**PROBLEM**
Give back, word for word, only the lines from the opening of the records through the one with "import seaborn as sns". Pictures stay out.
◆ ◆ ◆ ◆
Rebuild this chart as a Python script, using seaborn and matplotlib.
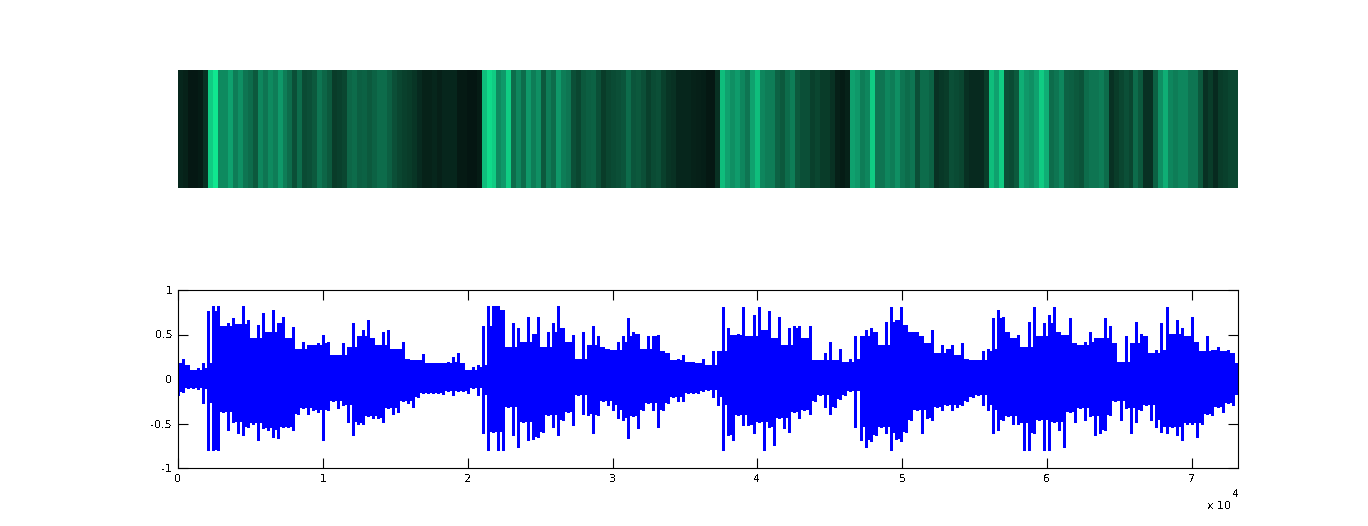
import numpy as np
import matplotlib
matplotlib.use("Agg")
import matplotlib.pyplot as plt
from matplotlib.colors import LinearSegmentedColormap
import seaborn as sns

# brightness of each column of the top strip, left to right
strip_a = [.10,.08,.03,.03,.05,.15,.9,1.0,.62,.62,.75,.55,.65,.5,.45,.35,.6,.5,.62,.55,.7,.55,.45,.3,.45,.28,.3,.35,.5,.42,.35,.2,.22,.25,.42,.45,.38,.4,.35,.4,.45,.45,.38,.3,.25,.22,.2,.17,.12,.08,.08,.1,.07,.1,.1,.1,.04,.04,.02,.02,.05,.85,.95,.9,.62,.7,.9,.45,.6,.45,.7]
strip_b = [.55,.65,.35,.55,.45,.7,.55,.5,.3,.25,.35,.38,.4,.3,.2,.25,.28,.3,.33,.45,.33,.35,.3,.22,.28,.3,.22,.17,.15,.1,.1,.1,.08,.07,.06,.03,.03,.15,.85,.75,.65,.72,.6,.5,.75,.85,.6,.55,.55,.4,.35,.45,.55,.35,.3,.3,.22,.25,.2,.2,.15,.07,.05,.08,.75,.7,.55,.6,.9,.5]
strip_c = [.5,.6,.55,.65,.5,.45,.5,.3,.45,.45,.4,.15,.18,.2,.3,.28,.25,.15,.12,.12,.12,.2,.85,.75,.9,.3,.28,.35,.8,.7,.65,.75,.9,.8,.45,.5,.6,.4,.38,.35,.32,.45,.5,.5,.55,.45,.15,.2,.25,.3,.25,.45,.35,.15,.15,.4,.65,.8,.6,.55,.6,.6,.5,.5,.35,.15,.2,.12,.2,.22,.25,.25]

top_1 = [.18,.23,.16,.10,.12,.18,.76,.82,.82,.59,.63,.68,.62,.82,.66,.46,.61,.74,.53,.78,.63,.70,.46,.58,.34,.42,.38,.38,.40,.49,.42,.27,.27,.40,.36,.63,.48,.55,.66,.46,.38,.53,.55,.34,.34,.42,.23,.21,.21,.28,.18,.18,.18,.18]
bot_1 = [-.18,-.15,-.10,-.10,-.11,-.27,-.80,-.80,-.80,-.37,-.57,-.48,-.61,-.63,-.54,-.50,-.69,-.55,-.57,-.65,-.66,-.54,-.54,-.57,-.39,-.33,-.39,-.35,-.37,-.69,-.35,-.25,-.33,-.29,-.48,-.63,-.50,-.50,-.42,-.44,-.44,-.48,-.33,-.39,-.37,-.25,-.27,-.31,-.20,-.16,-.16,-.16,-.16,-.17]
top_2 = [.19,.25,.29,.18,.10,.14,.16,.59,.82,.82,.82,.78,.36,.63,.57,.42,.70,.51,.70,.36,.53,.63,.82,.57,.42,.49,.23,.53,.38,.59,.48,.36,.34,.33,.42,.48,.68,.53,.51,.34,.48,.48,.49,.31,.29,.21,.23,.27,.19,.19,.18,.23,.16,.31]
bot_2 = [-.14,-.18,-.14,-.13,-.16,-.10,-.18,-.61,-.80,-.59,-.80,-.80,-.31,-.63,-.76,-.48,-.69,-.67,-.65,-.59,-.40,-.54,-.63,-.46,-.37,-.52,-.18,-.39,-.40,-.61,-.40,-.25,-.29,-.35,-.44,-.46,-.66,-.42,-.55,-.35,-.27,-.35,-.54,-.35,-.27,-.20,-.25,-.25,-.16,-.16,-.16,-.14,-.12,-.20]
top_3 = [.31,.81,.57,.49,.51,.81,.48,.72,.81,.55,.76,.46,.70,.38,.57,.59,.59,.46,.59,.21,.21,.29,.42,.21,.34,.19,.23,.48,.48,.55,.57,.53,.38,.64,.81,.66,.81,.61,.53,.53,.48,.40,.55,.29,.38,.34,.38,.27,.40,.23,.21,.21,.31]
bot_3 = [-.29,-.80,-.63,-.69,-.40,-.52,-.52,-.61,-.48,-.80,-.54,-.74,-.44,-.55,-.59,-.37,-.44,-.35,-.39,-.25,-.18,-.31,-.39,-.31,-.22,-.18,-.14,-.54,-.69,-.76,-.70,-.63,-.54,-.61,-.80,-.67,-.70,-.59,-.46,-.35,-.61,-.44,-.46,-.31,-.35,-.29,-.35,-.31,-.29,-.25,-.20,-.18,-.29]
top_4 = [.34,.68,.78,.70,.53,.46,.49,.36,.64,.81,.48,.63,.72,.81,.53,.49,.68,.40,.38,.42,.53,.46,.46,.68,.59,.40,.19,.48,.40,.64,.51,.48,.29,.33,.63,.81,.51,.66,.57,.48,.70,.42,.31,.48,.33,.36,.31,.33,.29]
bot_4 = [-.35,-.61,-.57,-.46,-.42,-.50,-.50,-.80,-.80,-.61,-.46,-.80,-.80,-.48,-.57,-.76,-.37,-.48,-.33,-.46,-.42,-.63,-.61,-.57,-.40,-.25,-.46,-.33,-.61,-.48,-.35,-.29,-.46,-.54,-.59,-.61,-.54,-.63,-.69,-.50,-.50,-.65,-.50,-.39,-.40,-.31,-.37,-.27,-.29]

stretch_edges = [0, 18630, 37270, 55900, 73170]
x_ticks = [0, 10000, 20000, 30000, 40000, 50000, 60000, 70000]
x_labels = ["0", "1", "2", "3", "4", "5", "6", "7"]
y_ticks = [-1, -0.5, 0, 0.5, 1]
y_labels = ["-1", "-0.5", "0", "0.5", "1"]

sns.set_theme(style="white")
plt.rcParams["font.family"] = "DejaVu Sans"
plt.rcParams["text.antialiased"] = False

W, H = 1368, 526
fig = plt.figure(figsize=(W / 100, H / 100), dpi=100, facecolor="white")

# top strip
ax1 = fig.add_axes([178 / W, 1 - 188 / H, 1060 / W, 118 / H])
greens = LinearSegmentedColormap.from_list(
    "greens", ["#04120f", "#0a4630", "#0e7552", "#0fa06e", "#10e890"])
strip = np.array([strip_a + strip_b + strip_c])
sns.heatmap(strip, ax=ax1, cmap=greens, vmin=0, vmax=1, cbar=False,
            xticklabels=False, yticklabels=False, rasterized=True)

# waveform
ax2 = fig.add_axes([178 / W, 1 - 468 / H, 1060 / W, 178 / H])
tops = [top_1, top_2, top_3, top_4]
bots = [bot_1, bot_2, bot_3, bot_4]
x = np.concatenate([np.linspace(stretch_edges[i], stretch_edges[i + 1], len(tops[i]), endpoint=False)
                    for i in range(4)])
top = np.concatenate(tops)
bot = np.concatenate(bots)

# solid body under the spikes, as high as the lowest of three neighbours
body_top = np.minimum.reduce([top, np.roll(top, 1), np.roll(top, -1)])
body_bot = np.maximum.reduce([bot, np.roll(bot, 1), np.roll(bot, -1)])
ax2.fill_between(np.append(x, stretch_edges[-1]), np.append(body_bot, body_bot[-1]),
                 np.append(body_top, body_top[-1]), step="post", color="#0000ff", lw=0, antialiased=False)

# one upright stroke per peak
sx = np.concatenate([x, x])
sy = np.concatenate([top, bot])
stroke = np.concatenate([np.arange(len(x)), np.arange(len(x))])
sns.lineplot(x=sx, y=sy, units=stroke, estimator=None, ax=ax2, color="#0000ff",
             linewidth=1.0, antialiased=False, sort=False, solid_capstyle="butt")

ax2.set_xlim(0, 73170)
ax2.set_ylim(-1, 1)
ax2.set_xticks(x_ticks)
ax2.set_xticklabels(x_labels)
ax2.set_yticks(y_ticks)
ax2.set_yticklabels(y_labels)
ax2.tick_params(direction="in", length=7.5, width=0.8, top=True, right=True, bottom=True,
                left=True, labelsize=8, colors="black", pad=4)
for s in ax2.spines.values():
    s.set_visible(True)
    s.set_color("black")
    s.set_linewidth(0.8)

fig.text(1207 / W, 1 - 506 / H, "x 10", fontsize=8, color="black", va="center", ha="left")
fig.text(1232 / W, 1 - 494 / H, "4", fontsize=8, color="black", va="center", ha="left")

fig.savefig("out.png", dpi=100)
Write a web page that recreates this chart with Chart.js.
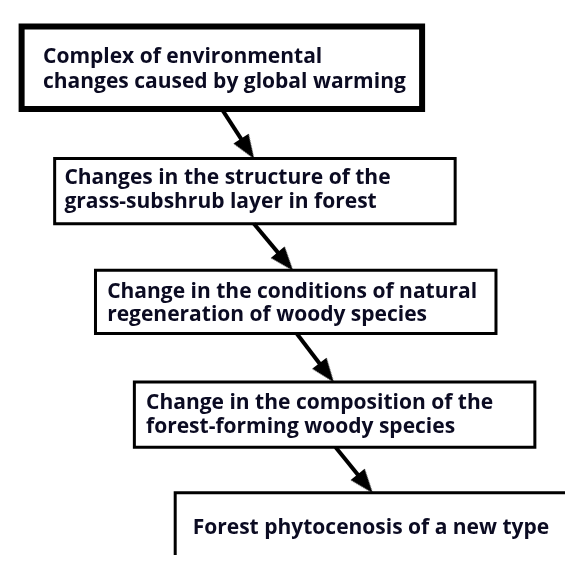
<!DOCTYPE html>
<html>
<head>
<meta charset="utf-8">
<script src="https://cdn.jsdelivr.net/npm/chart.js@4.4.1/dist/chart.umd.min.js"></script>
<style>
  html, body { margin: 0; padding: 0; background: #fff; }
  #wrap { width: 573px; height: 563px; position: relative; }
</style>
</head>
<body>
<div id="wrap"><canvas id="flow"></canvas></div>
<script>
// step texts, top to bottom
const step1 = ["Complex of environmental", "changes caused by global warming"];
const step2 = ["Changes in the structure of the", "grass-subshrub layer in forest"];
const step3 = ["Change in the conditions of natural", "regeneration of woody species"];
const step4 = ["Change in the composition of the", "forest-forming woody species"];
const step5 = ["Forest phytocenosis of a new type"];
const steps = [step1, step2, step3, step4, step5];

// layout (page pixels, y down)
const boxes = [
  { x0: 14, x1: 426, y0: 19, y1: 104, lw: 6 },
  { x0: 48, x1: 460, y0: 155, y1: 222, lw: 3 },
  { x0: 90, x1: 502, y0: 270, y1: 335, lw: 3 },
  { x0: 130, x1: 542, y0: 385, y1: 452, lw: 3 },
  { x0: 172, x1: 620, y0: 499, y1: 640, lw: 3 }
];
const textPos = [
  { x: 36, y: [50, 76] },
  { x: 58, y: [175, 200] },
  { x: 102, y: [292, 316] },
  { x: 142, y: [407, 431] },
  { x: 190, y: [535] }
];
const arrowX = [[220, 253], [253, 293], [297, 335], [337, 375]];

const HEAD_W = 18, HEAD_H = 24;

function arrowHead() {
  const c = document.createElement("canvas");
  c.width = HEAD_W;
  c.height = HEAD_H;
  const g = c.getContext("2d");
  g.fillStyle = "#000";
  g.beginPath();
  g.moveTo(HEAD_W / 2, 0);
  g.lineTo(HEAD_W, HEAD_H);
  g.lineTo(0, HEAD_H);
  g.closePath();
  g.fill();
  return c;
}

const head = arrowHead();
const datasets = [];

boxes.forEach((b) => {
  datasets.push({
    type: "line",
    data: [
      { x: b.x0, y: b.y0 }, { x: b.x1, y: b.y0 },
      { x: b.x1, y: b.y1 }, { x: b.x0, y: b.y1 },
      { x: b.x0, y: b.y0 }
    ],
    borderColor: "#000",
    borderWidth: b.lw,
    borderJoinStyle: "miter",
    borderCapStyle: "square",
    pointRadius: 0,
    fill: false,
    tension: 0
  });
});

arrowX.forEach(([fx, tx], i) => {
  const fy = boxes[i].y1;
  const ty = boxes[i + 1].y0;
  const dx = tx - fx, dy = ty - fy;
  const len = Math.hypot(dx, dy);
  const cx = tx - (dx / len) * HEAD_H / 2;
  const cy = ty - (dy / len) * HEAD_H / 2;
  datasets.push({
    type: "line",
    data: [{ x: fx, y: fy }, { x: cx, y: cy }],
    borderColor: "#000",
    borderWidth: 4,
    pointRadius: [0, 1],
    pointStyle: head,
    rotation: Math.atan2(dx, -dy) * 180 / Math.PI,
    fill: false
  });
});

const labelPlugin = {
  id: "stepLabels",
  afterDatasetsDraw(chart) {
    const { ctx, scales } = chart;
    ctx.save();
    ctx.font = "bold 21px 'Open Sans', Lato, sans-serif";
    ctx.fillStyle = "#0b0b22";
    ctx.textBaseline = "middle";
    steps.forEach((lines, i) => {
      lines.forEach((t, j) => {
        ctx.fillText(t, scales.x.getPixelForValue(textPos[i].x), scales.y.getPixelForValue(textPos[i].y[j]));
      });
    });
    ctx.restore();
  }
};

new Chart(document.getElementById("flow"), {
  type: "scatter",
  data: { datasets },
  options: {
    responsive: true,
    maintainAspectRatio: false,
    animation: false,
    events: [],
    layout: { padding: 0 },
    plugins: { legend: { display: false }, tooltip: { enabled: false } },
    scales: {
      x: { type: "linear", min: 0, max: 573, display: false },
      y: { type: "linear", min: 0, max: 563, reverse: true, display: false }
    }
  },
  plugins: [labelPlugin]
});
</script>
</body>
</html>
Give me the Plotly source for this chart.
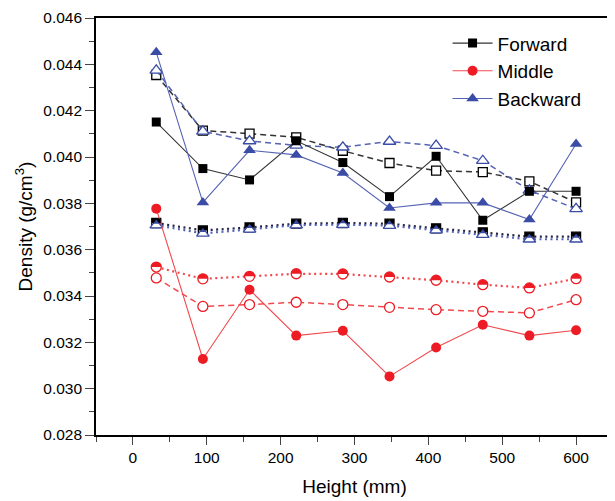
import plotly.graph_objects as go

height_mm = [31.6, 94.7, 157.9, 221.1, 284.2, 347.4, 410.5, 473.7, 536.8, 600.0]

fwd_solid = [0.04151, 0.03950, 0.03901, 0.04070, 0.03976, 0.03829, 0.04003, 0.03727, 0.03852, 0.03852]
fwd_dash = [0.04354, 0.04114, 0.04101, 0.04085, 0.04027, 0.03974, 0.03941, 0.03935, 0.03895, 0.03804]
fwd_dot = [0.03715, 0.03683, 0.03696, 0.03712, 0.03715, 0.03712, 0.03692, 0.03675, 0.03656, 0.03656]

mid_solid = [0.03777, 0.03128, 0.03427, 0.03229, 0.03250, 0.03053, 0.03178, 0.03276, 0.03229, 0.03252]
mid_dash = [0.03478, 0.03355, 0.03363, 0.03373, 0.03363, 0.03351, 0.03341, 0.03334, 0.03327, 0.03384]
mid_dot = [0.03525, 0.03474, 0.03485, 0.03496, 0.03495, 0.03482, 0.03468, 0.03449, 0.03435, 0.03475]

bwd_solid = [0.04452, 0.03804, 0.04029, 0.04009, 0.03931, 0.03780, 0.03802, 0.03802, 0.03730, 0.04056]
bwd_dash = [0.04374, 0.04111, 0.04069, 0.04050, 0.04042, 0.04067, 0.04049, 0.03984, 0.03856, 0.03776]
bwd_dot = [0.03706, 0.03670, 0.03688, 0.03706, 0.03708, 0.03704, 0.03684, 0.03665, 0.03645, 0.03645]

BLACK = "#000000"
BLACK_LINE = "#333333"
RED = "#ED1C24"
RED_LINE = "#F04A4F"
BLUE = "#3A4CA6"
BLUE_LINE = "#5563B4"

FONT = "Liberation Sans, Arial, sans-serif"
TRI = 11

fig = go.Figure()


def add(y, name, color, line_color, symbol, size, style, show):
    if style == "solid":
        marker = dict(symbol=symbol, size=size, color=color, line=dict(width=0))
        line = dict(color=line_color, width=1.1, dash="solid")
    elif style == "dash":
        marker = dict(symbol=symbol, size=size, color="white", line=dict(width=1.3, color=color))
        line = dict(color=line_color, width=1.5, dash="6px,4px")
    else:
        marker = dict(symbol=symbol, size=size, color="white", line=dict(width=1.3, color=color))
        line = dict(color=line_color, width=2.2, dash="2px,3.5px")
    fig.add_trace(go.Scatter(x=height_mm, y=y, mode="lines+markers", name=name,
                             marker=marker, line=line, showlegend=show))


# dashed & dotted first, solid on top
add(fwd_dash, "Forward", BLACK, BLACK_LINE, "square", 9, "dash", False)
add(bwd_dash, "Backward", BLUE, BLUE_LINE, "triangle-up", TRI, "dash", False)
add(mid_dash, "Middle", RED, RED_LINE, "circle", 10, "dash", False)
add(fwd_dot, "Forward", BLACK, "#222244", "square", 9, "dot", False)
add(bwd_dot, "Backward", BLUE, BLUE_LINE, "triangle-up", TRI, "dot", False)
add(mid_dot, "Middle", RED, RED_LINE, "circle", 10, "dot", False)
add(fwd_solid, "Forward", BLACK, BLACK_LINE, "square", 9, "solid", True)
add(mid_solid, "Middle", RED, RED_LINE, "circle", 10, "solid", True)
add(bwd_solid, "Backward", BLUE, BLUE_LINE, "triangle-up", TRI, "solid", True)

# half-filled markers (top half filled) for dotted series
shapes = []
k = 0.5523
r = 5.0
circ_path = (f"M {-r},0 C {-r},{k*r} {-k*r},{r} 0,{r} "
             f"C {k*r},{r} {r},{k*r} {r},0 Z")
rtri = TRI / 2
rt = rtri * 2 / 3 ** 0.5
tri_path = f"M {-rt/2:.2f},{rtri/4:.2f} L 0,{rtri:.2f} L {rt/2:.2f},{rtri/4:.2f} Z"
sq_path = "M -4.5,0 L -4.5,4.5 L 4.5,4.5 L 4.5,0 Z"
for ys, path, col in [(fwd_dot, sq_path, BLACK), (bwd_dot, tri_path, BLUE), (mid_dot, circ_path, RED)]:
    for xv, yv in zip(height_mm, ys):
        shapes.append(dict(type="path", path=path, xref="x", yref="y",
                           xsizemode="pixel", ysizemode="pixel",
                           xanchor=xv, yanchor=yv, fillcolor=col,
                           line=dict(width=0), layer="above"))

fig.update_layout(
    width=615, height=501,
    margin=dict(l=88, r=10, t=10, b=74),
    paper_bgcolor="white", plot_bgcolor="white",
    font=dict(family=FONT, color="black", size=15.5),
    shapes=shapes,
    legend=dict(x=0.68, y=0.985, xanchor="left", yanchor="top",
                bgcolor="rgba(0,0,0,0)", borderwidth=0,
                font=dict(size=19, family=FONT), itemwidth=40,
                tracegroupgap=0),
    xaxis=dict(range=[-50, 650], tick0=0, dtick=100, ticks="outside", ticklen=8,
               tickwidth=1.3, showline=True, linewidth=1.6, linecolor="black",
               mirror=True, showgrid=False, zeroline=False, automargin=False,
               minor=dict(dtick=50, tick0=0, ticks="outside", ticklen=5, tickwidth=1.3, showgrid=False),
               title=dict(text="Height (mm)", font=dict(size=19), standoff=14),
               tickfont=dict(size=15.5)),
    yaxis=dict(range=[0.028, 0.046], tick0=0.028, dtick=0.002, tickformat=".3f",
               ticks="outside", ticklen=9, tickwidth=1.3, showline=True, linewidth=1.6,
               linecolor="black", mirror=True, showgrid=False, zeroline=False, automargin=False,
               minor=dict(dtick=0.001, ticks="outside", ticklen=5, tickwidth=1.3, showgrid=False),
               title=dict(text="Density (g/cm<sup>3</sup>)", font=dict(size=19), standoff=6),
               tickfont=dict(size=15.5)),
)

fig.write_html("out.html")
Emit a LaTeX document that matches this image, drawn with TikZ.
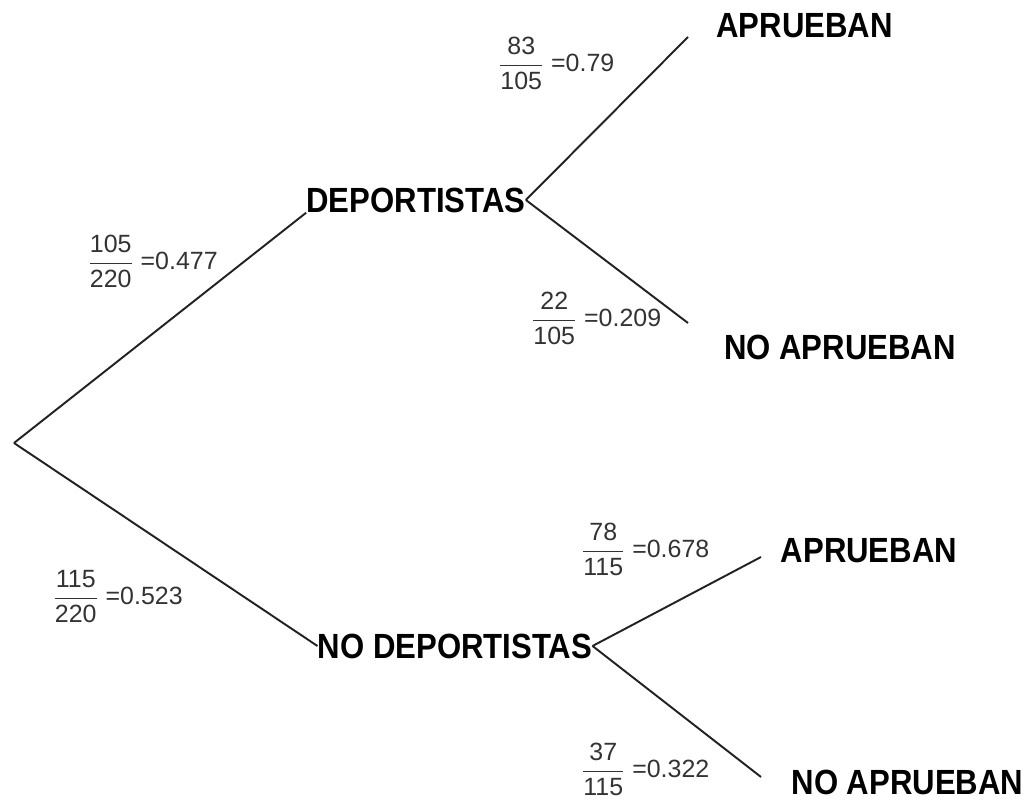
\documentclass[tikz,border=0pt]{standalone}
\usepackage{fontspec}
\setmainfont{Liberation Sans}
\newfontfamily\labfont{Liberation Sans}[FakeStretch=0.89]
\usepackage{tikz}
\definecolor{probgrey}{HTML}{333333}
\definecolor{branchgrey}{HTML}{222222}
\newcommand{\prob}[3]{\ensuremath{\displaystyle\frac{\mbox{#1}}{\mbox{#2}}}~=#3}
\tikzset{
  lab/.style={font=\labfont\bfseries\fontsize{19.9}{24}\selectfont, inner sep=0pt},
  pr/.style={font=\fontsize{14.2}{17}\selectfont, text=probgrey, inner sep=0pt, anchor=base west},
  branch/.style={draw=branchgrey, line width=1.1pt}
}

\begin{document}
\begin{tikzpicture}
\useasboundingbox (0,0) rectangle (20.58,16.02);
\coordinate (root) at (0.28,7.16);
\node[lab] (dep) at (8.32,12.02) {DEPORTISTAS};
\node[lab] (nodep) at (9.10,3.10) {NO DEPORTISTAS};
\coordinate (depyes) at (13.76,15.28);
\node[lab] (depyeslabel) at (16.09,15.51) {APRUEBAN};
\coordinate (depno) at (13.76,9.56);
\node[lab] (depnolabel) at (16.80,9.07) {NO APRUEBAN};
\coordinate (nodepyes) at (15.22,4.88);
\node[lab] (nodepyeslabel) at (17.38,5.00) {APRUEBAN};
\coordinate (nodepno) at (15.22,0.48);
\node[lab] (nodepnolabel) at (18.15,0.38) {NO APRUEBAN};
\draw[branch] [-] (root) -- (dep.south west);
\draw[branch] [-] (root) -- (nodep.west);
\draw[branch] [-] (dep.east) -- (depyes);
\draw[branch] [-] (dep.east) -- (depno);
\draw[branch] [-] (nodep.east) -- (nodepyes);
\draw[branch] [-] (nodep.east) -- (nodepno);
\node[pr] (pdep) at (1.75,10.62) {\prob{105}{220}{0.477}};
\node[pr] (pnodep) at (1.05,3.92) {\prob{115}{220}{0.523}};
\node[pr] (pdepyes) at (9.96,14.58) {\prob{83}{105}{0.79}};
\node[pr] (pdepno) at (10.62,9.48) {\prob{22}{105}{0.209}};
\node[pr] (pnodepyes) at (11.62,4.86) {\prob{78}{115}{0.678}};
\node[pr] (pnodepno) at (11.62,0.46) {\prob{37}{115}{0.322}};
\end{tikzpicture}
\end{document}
◆ ◆ ◆ ◆
**SOLUTION TO THE EXERCISE**
Rebuild this chart as a Python script, using seaborn and matplotlib.
import numpy as np
import matplotlib
matplotlib.use("Agg")
import matplotlib.pyplot as plt
from matplotlib.colors import LinearSegmentedColormap
import seaborn as sns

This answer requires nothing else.